Tuesday, 8 June 2010

In search of the ochidore

Velvet Crab, Necora puber: On board of RV Belgica from the southern North Sea. Licensed under the Creative Commons Attribution-Share Alike 2.5 Generic license.

Pertaining to Dr C's excellent Friday crab blogging series, to which Felix Grant and I sometimes contribute, I coincidentally just ran into the word "ochidore", which was among the obscure words featuring recently in Scripps National Spelling Bee: see So C-L-O-S-E: West Fargo middle schooler finishes second at national spelling bee.

The contestant who got it wrong can hardly be blamed, as the word is deeply obscure ...
ochidore, n.
Perh. regional. Obs. rare.
A kind of crab, perh. the velvet swimming crab, Liocarcinus puber.
... and, according to this account at The Awl, "elicited horrified gasps" at the revelation that its root was unknown (National Spelling Bee contestants are allowed to ask about word derivations to get a clue to the spelling). Furthermore the definition comes from a single citation in literature, if not in the whole of the English language, telling of a prank played on an old schoolmaster during a maritime pageant:
And clapping both hands to the back of his neck, the schoolmaster began dancing frantically about, while his boys broke out tittering, "O! the ochidore! look to the blue ochidore! Who've put ochidore to maister's poll!"

It was too true: neatly inserted, as he stooped forward, between his neck and his collar, was a large live shore-crab, holding on tight with both hands.

- see Charles Kingsley, Westward Ho!, 1855.
It's apparently a Devon dialect word. In 1901, AL Mayhew enquired, apparently without response, to Notes and Queries ...
"Ochidore."—This word occurs with the meaning "shore-crab" in Kingsley's ' Westward Ho !' chap. ii. p. 44. I can find no instance of its occurrence elsewhere. I should be glad if any of your readers would kindly tell me whether " ochidore " is a Devon word. Query etymology ? A. L. Mayhew. Oxford.
... and in 1935, an article on dialect words for marine life - Devonshire Fish Names - elaborated the definition:
Ochidore. Prob. Velvet Crab ... (EDD suggests the shore crab ...)
Velvet Crab (Portunus puber). Ochidore, Velvet Fiddler.

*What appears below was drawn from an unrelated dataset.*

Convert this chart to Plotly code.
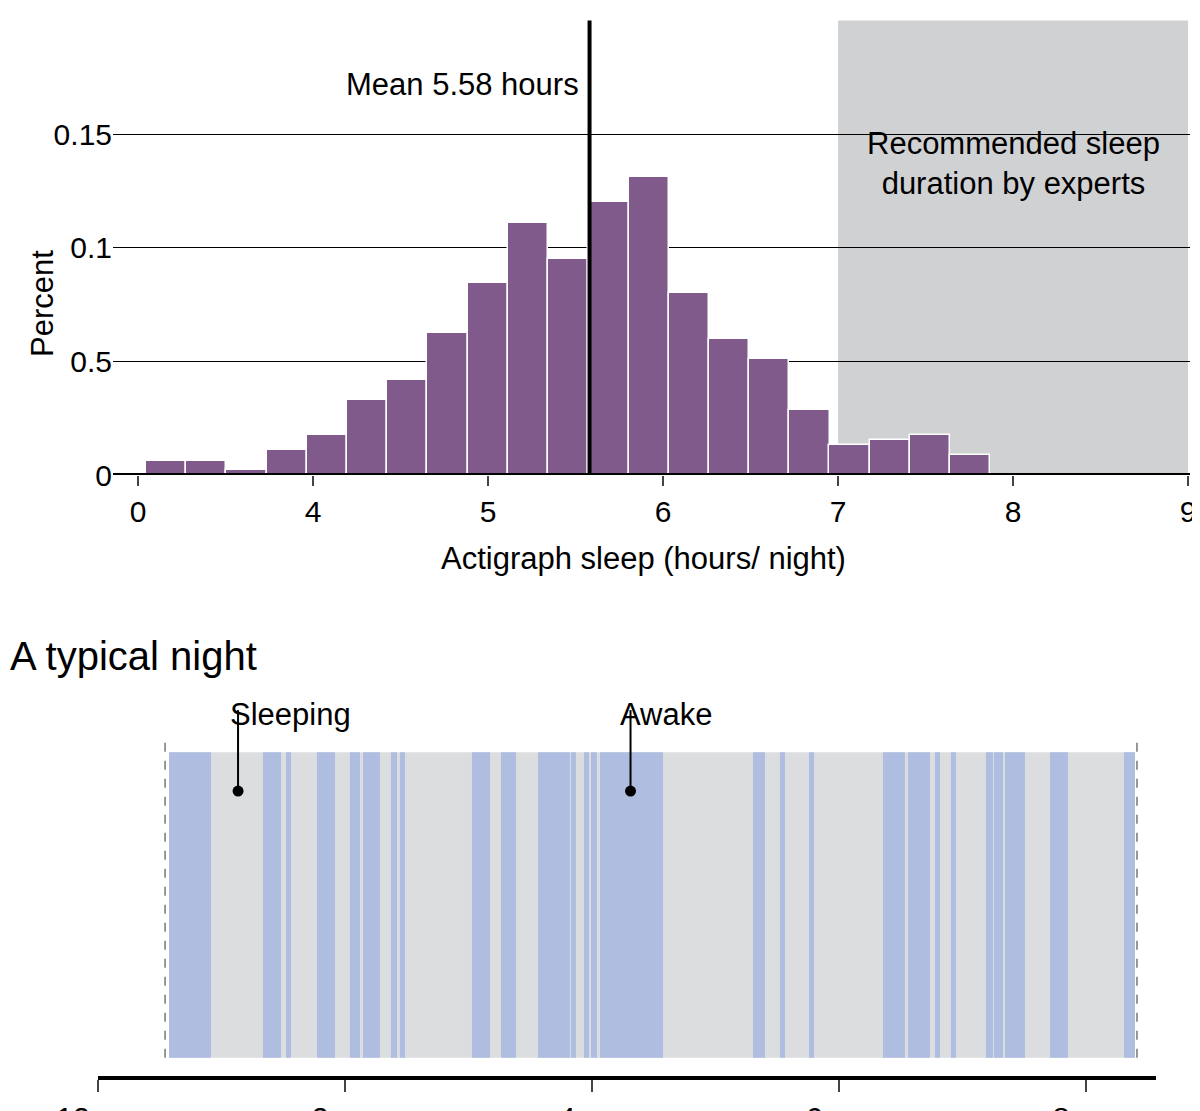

- pages 427/432, Report and Transactions of the Devonshire Association for the Advancement of Science, Literature and Art, Volumes 67-68, 1935
I haven't been able to hack the Google Books snippet view to find whether there's any explanation of the identification as the Velvet Crab - and anyway the Kingsley passage gives no reason to think that an ochidore is anything but a generic name for crab - but I assume it's to do with the "blue" description. The Velvet Crab (pictured above) does have blue-black tips to its claws, but it doesn't seem sufficiently blue for schoolboys to exclaim "Look to the blue ochidore". Blue crabs do exist - the blue crab (Callinectes sapidus) and the blue swimmer crab (Portunus pelagicus) - but neither of them are native to British waters. Perhaps the one in Westward Ho! was an escapee; they very rarely turn up after transport in ships' ballast (see the recent news item Rare Blue Swimmer Crab discovered in Cornwall).

As to the word itself, the trail on "ochidore" has gone very cold.

Addendum: Felix Grant adds this detail (I should have had the brain to click on the OED's etymology tab):
[Origin unknown.
Apparently used only by Kingsley (see quot. 1901), and probably invented by him; compare the following:
1901 T. L. SIMKIN MS Let. 10 Dec. (O.E.D. Archive), It does not appear whence Kingsley got this name. One old fisherman, still alive at Clovelly, remembers that Kingsley so called the Spider-crab Maya Squinado (not the Shore-crab): but he never heard any one else do so.]
I admit I don't quite understand the point of this anecdote in the OED. If the implication is that Kingsley made up terminology, this isn't a data point. The spider crab is called Maja Squinado, so the story merely means the old fisherman didn't know the Latin name, not that Kingsley was unreliable. However, the absence of "ochidore" elsewhere - for instance, in the good number of 19th century works on and in Devon dialect - is a trifle suspicious.

- RG


  1. Of course there are blue crabs! For a while I could walk out on the step and whistle at em. Why they turn red when they are cooked is another question. I use to do some work on Smith Island in the Chesapeake. After doing some health care screening for a day, they would pay us in bushels of crabs. As a treat, we could watch one of the islanders "pick" a crab in less time than it took me to write this. Smith Island also has a Smith Island Cake. Mostly for chocolate lovers.

    Of interest is that when I visited there it was a theocracy. The local Methodist preacher was also mayor, police chief and, probably, Judge.

  2. Smith Island Cake

    I just Googled the recipe / construction. Sometimes "filled with crushed candy bars"? It makes my teeth, arteries and pancreas hurt just to look at.